You may have noticed that not all bottles of wine have the same shape? My Wine Box Vietnam explains to you why and gives you a few points of reference to be able to declare at a glance: “This one, only in its shape, I can tell you that it is a Burgundian!“
The bottle is an innovation that spread widely from the 18th century onwards. Its use became standardized when it was realized that the wine kept better in the bottle than in the barrel! On the other hand, the shape of the bottle varies.
The Burgundy Bottle
The first bottle of the big three to become ubiquitous was the Burgundy Bottle. Invented sometime in the nineteenth century, it is thought that the bottle’s curved sides exist simply because this design was easier for glassmakers to create. Following the bottle’s creation, Burgundy producers – the people responsible for making the first wines out of Chardonnay and Pinot Noir – began using the vessels to bottle their red and white Burgundies. Within a few decades, the bottle became ubiquitous as the bottle used to house good Pinot and Chardonnay, and as these two very popular grapes spread across the world, so did the Burgundy bottle. Nowadays, most red wines with a flavor profile similar to Pinot Noir – light, bright, and complex – such as Nebbiolo, Gamay and Etna Rosso can be also be found in this style bottle. If you find a white wine inside a Burgundian bottle, traditionally it was a good indication that the white probably saw a bit of oak during the aging process, but with unoaked Chardonnay now becoming a thing, that’s not always the case.
The Bordeaux Bottle
Not to be outdone, almost immediately following the creation of the Burgundy bottle came the famous Bordeaux variety. Housing the two most popular red wines in the world, Cabernet Sauvignon and Merlot, this bottle immediately became the most used among winemakers the world over.
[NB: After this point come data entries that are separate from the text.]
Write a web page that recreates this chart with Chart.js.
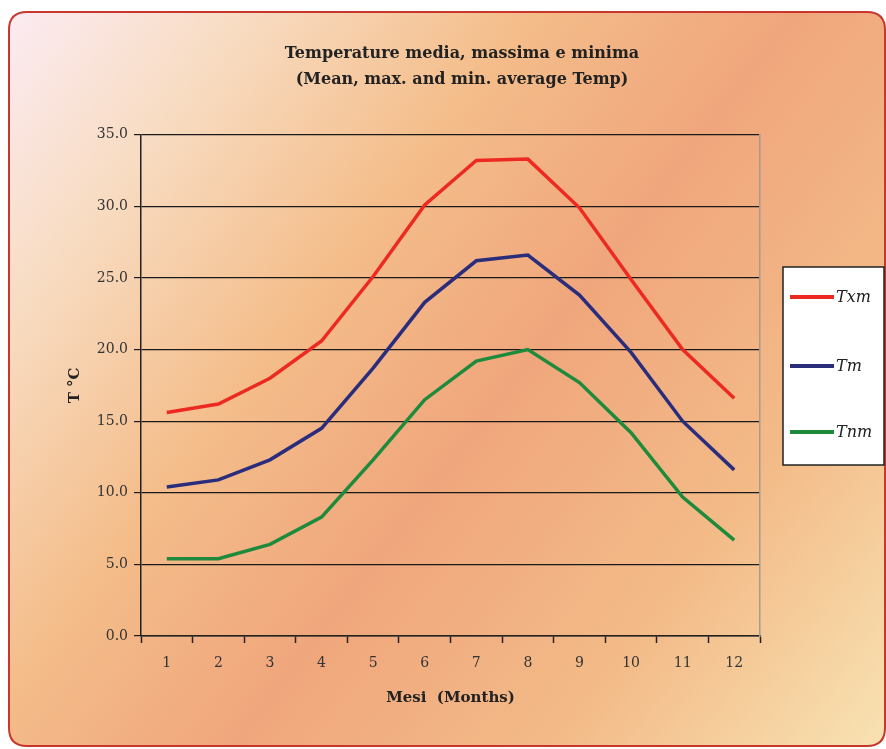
<!DOCTYPE html>
<html>
<head>
<meta charset="utf-8">
<script src="https://cdn.jsdelivr.net/npm/chart.js@4"></script>
<style>
  html, body { margin: 0; padding: 0; background: #fff; }
  #wrap { width: 886px; height: 749px; }
</style>
</head>
<body>
<div id="wrap"><canvas id="tempChart" width="886" height="749"></canvas></div>
<script>
// Dati
const mesi = ['1', '2', '3', '4', '5', '6', '7', '8', '9', '10', '11', '12'];
const txm = [15.6, 16.2, 18.0, 20.6, 25.1, 30.1, 33.2, 33.3, 29.9, 24.9, 20.0, 16.6];
const tm  = [10.4, 10.9, 12.3, 14.5, 18.7, 23.3, 26.2, 26.6, 23.8, 19.8, 15.0, 11.6];
const tnm = [5.4, 5.4, 6.4, 8.3, 12.3, 16.5, 19.2, 20.0, 17.7, 14.2, 9.7, 6.7];
const serieNomi = ['Txm', 'Tm', 'Tnm'];
const serieColori = ['#ec2a22', '#2a2c7c', '#1e8a3c'];
const titolo = ['Temperature media, massima e minima', '(Mean, max. and min. average Temp)'];

const serif = "'DejaVu Serif', 'Liberation Serif', serif";

// Sfondo sfumato e cornice arrotondata
const sfondo = {
  id: 'sfondo',
  beforeDraw(chart) {
    const c = chart.ctx;
    c.save();
    const x0 = 9, y0 = 12, x1 = 885, y1 = 746, r = 18;
    c.beginPath();
    c.moveTo(x0 + r, y0);
    c.lineTo(x1 - r, y0);
    c.quadraticCurveTo(x1, y0, x1, y0 + r);
    c.lineTo(x1, y1 - r);
    c.quadraticCurveTo(x1, y1, x1 - r, y1);
    c.lineTo(x0 + r, y1);
    c.quadraticCurveTo(x0, y1, x0, y1 - r);
    c.lineTo(x0, y0 + r);
    c.quadraticCurveTo(x0, y0, x0 + r, y0);
    c.closePath();
    const g = c.createLinearGradient(0, 40, 886, 720);
    g.addColorStop(0, '#fbeaf0');
    g.addColorStop(0.16, '#f8dcc2');
    g.addColorStop(0.36, '#f4bd8a');
    g.addColorStop(0.55, '#f0a67c');
    g.addColorStop(0.78, '#f3bb88');
    g.addColorStop(1, '#f8e0b0');
    c.fillStyle = g;
    c.fill();
    c.lineWidth = 2;
    c.strokeStyle = '#c8372c';
    c.stroke();
    c.restore();
  },
  afterDraw(chart) {
    // Legenda in riquadro bianco
    const c = chart.ctx;
    c.save();
    c.fillStyle = '#ffffff';
    c.fillRect(783, 267, 101, 198);
    c.strokeStyle = '#222';
    c.lineWidth = 1.5;
    c.strokeRect(783, 267, 101, 198);
    const ys = [297, 366, 432];
    chart.data.datasets.forEach((ds, i) => {
      c.strokeStyle = ds.borderColor;
      c.lineWidth = 4;
      c.beginPath();
      c.moveTo(790, ys[i]);
      c.lineTo(834, ys[i]);
      c.stroke();
      c.fillStyle = '#222';
      c.font = "italic 16px " + serif;
      c.textBaseline = 'middle';
      c.fillText(ds.label, 836, ys[i] + 1);
    });
    c.restore();
  }
};

const ctx = document.getElementById('tempChart');

new Chart(ctx, {
  type: 'line',
  data: {
    labels: mesi,
    datasets: [
      { label: serieNomi[0], data: txm, borderColor: serieColori[0] },
      { label: serieNomi[1], data: tm, borderColor: serieColori[1] },
      { label: serieNomi[2], data: tnm, borderColor: serieColori[2] }
    ]
  },
  options: {
    responsive: false,
    animation: false,
    layout: { padding: { left: 60, right: 22, top: 30, bottom: 30 } },
    elements: {
      line: { borderWidth: 3.5, tension: 0 },
      point: { radius: 0 }
    },
    plugins: {
      legend: { display: false },
      tooltip: { enabled: false },
      title: {
        display: true,
        text: titolo,
        color: '#222',
        font: { family: serif, size: 16, weight: 'bold', lineHeight: 1.68 },
        padding: { top: 10, bottom: 41 }
      }
    },
    scales: {
      x: {
        offset: true,
        grid: { offset: true, drawOnChartArea: false, color: '#222', tickLength: 7, tickWidth: 1.5 },
        border: { color: '#222', width: 1.5 },
        ticks: { color: '#333', font: { family: serif, size: 14 }, padding: 12 },
        title: {
          display: true, text: 'Mesi  (Months)', color: '#222',
          font: { family: serif, size: 15, weight: 'bold' },
          padding: { bottom: 12 }
        },
        afterFit: s => { s.height = 83; }
      },
      y: {
        min: 0, max: 35,
        ticks: { stepSize: 5, color: '#333', font: { family: serif, size: 14 }, padding: 6,
                 callback: v => v.toFixed(1) },
        grid: { color: '#1a1a1a', lineWidth: 1.2, tickLength: 7 },
        border: { color: '#222', width: 1.5 },
        title: {
          display: true, text: 'T °C', color: '#222',
          font: { family: serif, size: 15, weight: 'bold' },
          padding: { top: 6 }
        },
        afterFit: s => { s.width = 81; }
      },
      y2: {
        position: 'right',
        min: 0, max: 35,
        ticks: { display: false },
        grid: { display: false },
        border: { color: '#a89a90', width: 1.5 },
        afterFit: s => { s.width = 104; }
      }
    }
  },
  plugins: [sfondo]
});
</script>
</body>
</html>
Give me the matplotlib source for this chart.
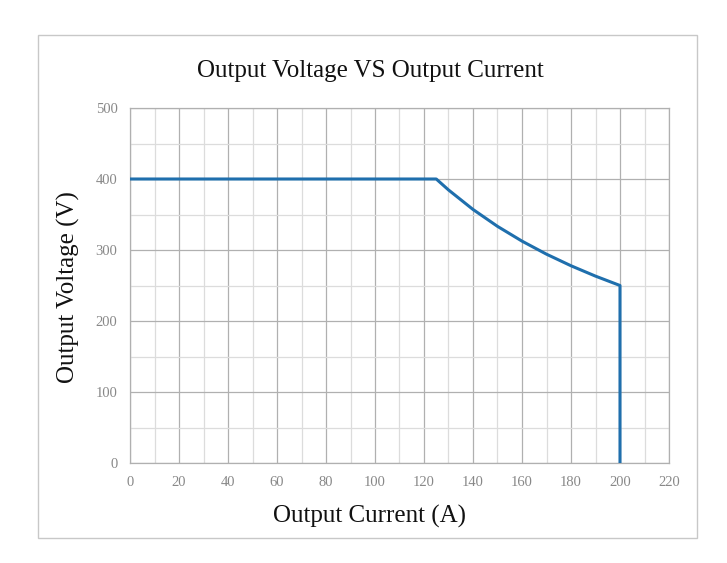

What sets the Bordeaux bottle apart from the Burgundy bottle is the bottle’s distinctive shoulders. Most believe these shoulders were created in order to catch the sediment that could often accumulate in old Bordeaux while the bottle was being decanted. However, it hasn’t been confirmed that this is the actual reason the Bordeaux bottle has its distinctive shoulders; many also believe the design could have been simply to set the bottle apart from it’s Burgundian cousin.
The Alsatian/Mosel Bottle
Finally the Alsatian/Mosel bottle came into existence shortly after Bordeaux. Originally created for storing Riesling – both dry and sweet – the bottle can now be seen housing similar
wines such as Gewurztraminer. These bottles are much more delicate than their Burgundy and Bordeaux counterparts and it’s thought this is the case because the main transportation route for these wines was the Rhine river, which meant smaller river ships meaning the bottles needed to be slender in order to fit as many as possible inside the hull. And given that transportation was occurring on a river, the bottles could be more delicate as it was a much gentler voyage than on
the high seas where Burgundy and Bordeaux wines often found themselves floating off to Great Britain.
Bottles whose shape has been exported throughout France and in the world!
Wine Bottle Sizes Chart
Curiously, the historic convention for naming wine bottle sizes is based on the names of biblical kings.
187.5 ml Piccolo or Split: Typically used for a single serving of Champagne.
375 ml Demi or Half: Holds one-half of the standard 750 ml size.
750 ml Standard: Common bottle size for most distributed wine.
1.5 L Magnum: Equivalent to two standard 750 ml bottles.
3.0 L Double Magnum: Equivalent to two Magnums or four standard 750 ml bottles.
4.5 L Jeroboam (still wine): Equivalent to six standard 750 ml bottles.
6.0 L Imperial: Equivalent to eight standard 750 ml bottles or two Double Magnums.
9.0 L Salmanazar: Equivalent to twelve standard 750 ml bottles or a full case of wine!
12.0 L Balthazar: Equivalent to sixteen standard 750 ml bottles or two Imperials.
15.0 L Nebuchadnezzar: Equivalent to twenty standard 750 ml bottles.